CNBC’s journalist doesn’t ask Kessler about any of this.
Here’s what Kessler has to say about his company’s operations in Senegal:
“It’s a tremendous opportunity to be here and to really relay a lot of the business momentum that we have inside of African Food Security. We’ve been able to take the very positive experience that we had in Senegal which was very much geared toward export to really recalibrate the focus of the company trajectory in its next version to becoming something focussed on really the ability to use the business model that was embraced in Brazil in the early 90s. And that was very simply taking incredible land opportunities, the soil, the sunshine, the water which is clearly evident in the African continent, and turn that into something where you can actually produce and feed oneself and really flip the script from being an importer of food as you described to being something where you become certainly net neutral and ultimately over the longer term become an exporter of food.”
When the journalist asks him to talk about the project in Senegal, Kessler admits that “the entire management team exited”.
Moving swiftly on, Kessler says that,
“We really felt as though the next paradigm was going to be something that would embrace what Africa needs in terms of its base crops, that we could really create a very much, a substantive level of yield improvement.”

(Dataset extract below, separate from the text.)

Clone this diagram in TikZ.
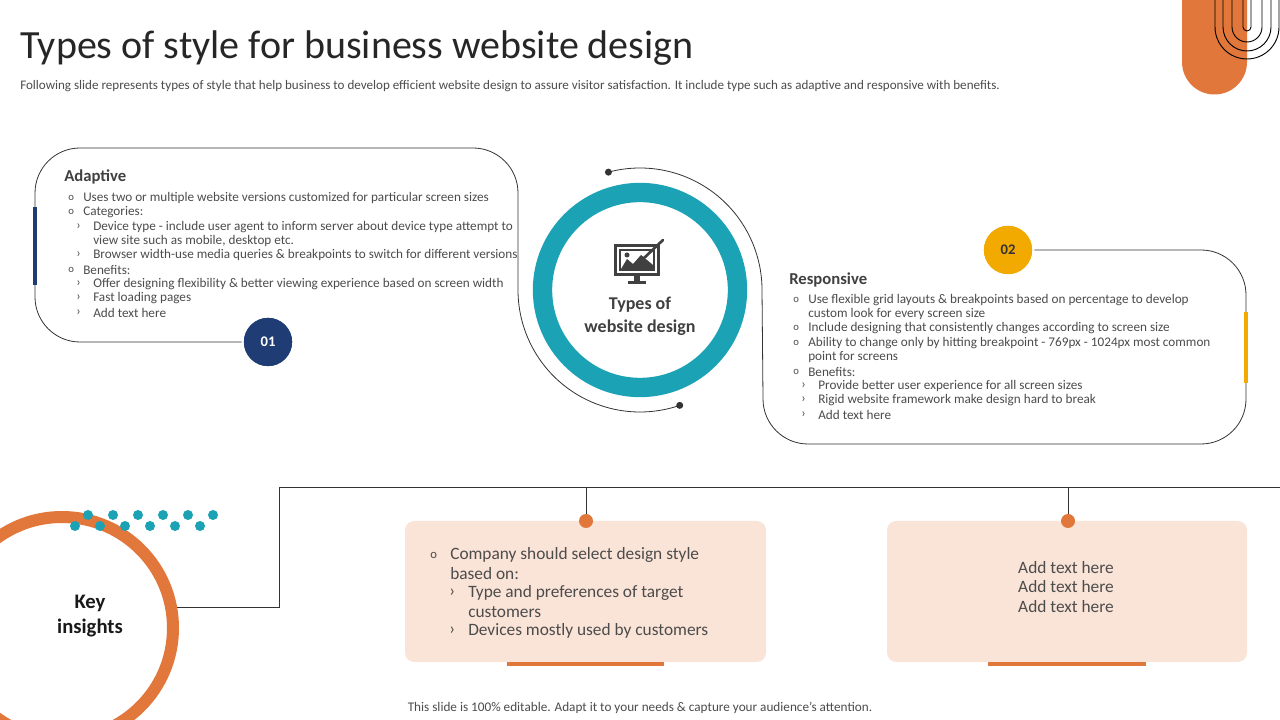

Kessler criticises people who are growing maize on areas of only one or two hectares. He says Africa is “in terms of yields, in terms of a lot of the artisanal processes, the machinery, the agronomy, the educational calibration, very much 200 years away from what the experiences are in the European Union and the United States . . . in terms of yield per hectare on a maize basis.”

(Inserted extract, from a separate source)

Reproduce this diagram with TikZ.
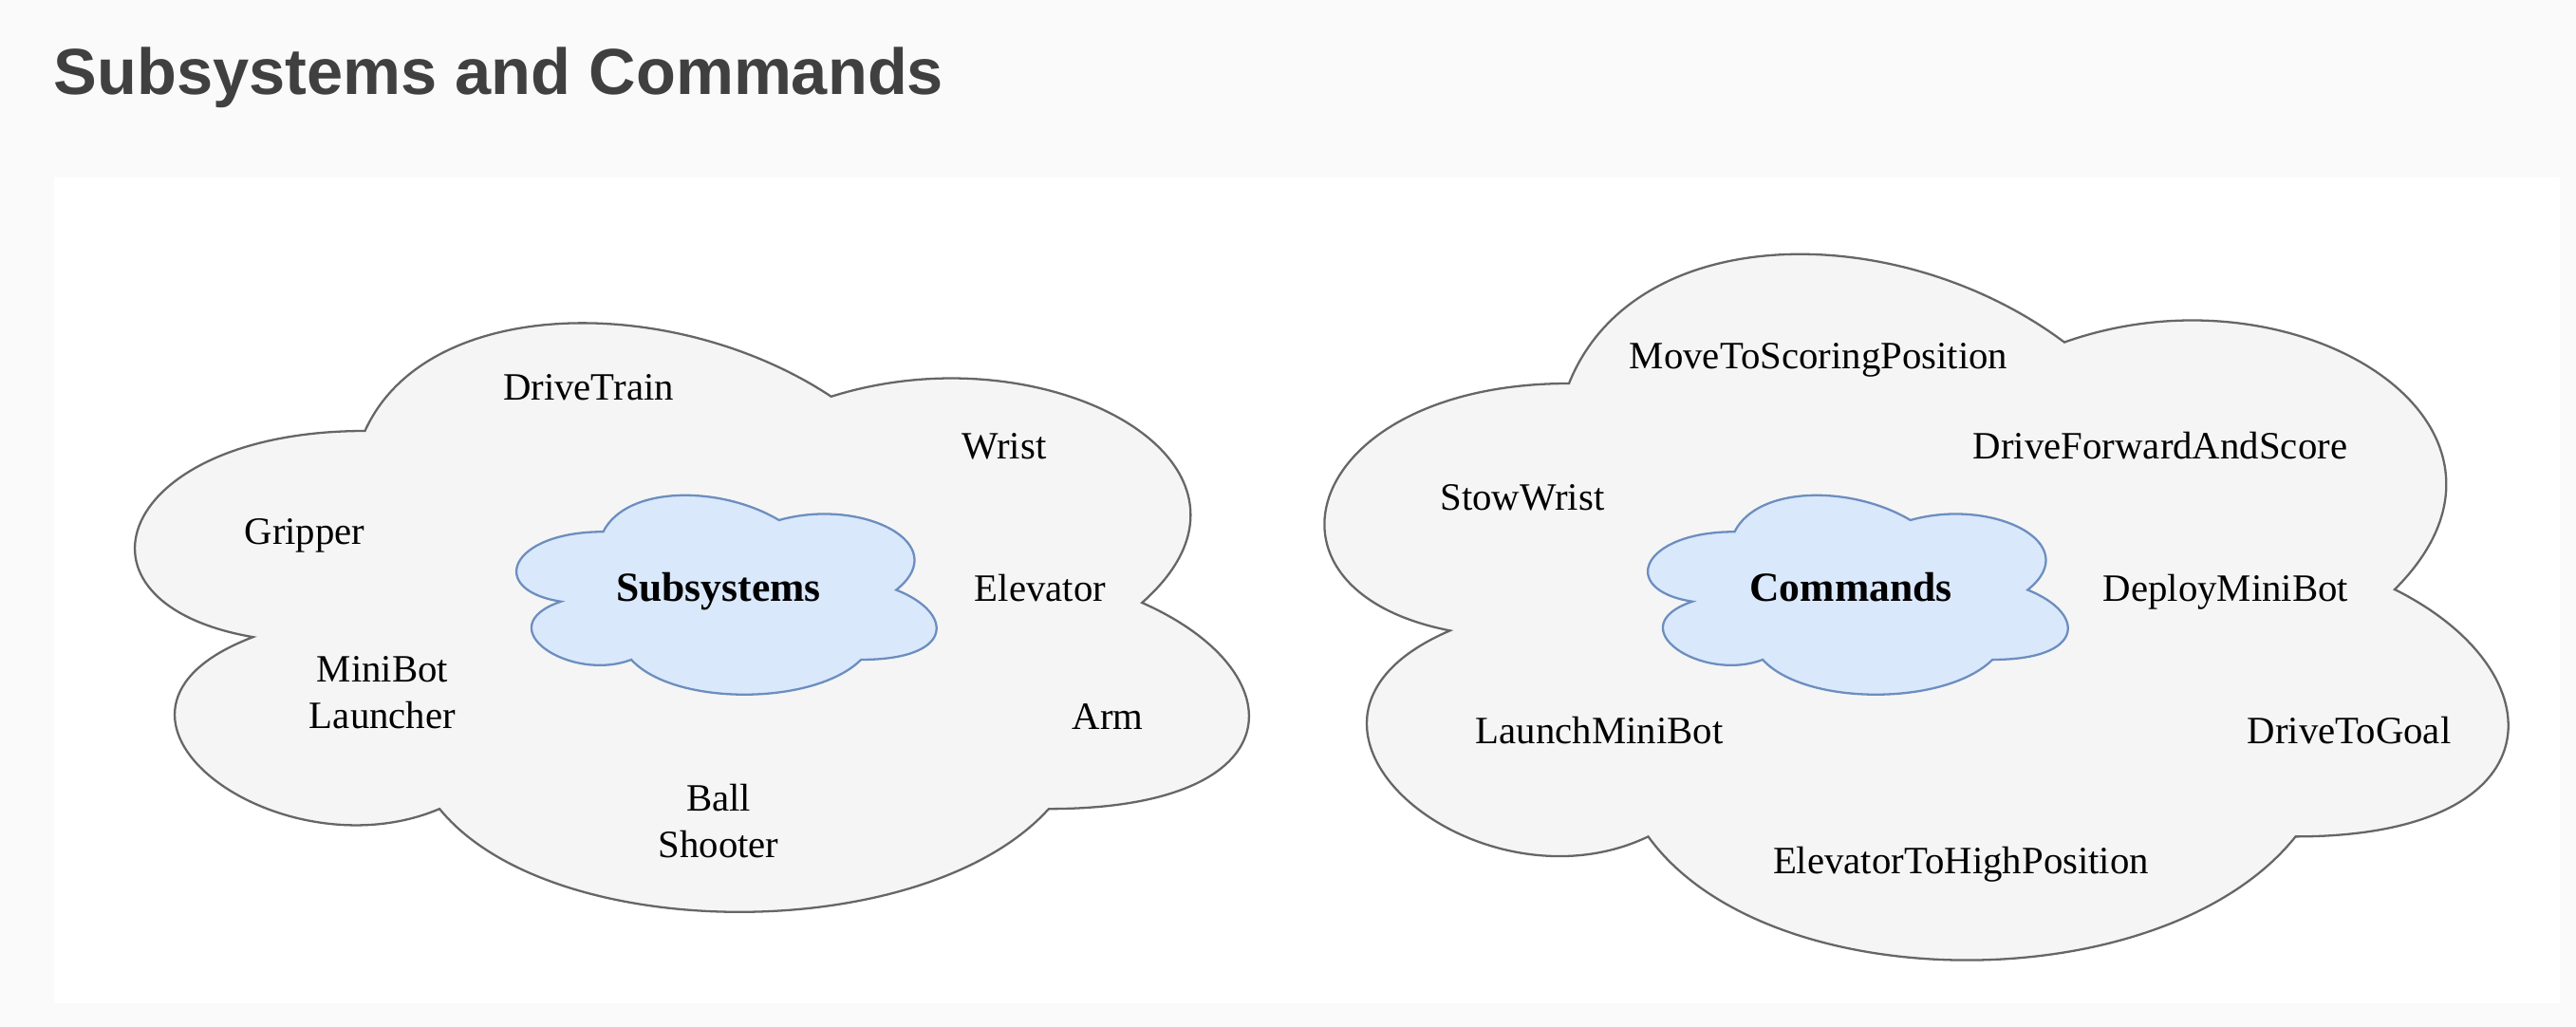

Kessler says that his idea is to “create commercial scale farming” and adds that, “Our aspirations are certainly to get to about a million hectare footprint, in a time-frame of three to five years.”
The Oakland Institute writes that,
While executives like Kessler can swiftly move on from their past failed ventures without consequence, villagers in Senegal continue to suffer from African Agriculture’s land grab and financial unraveling. After years of struggling for the return of their land and left with no other option, some community members took jobs on African Agriculture’s farm. Today, they are desperate. One worker explained, “We have not been paid in over three months . . . now we cannot afford our children’s school fees and our families are going hungry. We are suffering direly and I may have to leave for Europe to look for work. This is our last resort.”
This is very deep research, thank you!! The use of "green" water (from rivers and lakes) and especially "blue" water from underground aquifers is particularly troubling especially with the deployment of circular overhead spray irrigation. This represents extreme water wastage as well as commencing the same problems India is facing with aquifer depletion and ever-deeper drilling to reach more water. As well there is the issue of power for the pump systems, massive fertilizer inputs for crops with high nutrient requirements and probable lack of suitable (in type or quantity) of pollenator species. Such activities repeat the errors of the "Green Revolution" of the past century and put a thick financial floor under all food production, whereas in the native pastoral system, food could be produced at lower input cost while ensuring biosphere integrity rather than destruction and depletion. That represents the false benefit of "commercial scale farming."